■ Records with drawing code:
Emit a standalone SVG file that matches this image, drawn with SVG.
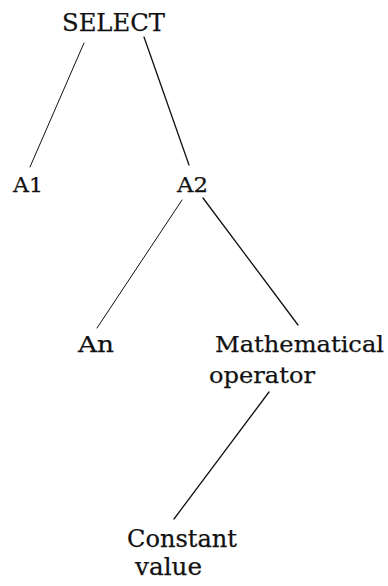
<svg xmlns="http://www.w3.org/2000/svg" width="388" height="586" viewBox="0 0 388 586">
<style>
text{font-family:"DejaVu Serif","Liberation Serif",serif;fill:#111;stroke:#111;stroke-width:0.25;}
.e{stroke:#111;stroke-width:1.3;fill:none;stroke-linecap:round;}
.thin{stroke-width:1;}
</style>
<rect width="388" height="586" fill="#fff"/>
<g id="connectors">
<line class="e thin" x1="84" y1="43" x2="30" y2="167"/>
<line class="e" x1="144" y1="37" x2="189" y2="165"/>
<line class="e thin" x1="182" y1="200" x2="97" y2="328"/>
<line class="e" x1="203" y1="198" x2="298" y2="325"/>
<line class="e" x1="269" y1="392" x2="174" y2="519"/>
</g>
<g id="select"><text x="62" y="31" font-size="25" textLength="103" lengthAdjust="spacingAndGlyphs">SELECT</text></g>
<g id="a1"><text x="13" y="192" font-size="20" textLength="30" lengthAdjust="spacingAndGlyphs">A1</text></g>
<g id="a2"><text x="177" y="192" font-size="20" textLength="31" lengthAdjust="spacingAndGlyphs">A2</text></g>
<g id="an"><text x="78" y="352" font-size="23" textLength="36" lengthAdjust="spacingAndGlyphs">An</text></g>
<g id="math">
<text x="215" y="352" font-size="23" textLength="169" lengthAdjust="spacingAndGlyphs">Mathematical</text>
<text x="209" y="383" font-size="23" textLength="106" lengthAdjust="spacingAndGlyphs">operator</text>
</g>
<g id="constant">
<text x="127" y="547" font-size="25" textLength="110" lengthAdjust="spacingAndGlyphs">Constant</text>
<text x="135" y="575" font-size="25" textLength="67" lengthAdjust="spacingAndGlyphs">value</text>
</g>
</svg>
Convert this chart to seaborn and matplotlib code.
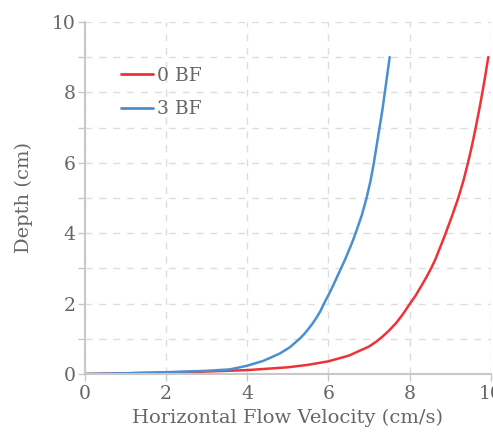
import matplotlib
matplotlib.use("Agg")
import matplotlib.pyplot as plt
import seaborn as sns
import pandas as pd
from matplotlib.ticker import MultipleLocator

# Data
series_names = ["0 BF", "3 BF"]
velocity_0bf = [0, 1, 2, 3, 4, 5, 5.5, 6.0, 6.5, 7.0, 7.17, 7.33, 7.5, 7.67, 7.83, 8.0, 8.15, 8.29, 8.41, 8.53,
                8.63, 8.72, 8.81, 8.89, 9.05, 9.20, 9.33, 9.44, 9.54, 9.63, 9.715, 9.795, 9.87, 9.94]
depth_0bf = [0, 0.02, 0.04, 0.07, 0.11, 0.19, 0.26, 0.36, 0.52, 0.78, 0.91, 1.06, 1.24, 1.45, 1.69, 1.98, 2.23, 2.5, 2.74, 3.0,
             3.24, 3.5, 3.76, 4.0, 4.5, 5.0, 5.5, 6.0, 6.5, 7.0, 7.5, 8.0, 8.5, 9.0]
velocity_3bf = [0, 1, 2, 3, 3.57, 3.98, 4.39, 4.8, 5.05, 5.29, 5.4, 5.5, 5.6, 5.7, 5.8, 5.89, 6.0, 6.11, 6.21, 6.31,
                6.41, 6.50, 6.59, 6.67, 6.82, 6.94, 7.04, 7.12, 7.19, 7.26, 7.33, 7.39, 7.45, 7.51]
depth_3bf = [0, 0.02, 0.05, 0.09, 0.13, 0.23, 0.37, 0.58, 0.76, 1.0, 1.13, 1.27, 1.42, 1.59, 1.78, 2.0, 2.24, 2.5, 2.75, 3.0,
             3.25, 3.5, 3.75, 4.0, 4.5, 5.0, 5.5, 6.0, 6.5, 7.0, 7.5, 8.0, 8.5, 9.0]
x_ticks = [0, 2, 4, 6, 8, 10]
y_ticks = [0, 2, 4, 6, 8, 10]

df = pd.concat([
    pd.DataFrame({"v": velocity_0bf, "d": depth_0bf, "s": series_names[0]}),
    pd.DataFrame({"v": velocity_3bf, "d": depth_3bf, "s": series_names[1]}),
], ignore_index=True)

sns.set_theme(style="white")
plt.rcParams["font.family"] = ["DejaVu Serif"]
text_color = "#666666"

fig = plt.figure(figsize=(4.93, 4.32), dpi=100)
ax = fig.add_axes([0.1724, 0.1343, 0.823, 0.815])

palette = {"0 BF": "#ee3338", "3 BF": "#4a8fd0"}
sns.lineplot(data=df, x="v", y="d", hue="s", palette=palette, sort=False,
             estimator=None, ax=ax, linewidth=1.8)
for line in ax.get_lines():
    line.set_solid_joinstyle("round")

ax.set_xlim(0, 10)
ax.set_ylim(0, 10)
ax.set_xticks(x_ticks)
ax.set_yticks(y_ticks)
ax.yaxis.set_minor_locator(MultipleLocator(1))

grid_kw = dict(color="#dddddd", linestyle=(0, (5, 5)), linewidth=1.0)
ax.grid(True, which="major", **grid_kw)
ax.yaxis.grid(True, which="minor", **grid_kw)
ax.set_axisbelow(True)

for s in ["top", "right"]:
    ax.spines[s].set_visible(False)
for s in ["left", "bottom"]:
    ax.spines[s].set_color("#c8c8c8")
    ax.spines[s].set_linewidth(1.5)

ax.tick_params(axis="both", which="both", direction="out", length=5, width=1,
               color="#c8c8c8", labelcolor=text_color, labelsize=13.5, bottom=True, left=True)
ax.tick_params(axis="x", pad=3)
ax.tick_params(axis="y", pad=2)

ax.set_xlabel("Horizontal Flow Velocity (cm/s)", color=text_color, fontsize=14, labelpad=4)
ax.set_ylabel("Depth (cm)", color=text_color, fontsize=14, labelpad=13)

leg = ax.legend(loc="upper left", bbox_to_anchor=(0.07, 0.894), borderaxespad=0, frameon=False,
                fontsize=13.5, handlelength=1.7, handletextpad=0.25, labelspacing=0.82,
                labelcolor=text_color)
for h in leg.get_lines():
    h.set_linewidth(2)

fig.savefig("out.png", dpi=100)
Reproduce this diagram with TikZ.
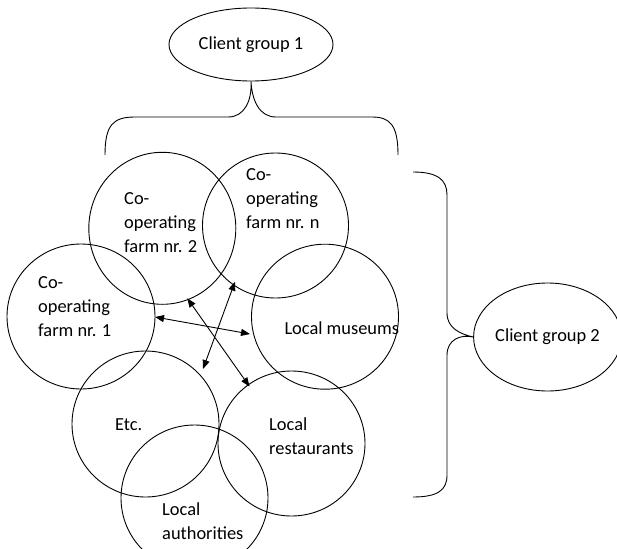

■ Problem to solve: Locate the word "seaborn" in the records above, and return each line that has it.

■ Output below:
Convert this chart to seaborn and matplotlib code.
import seaborn as sns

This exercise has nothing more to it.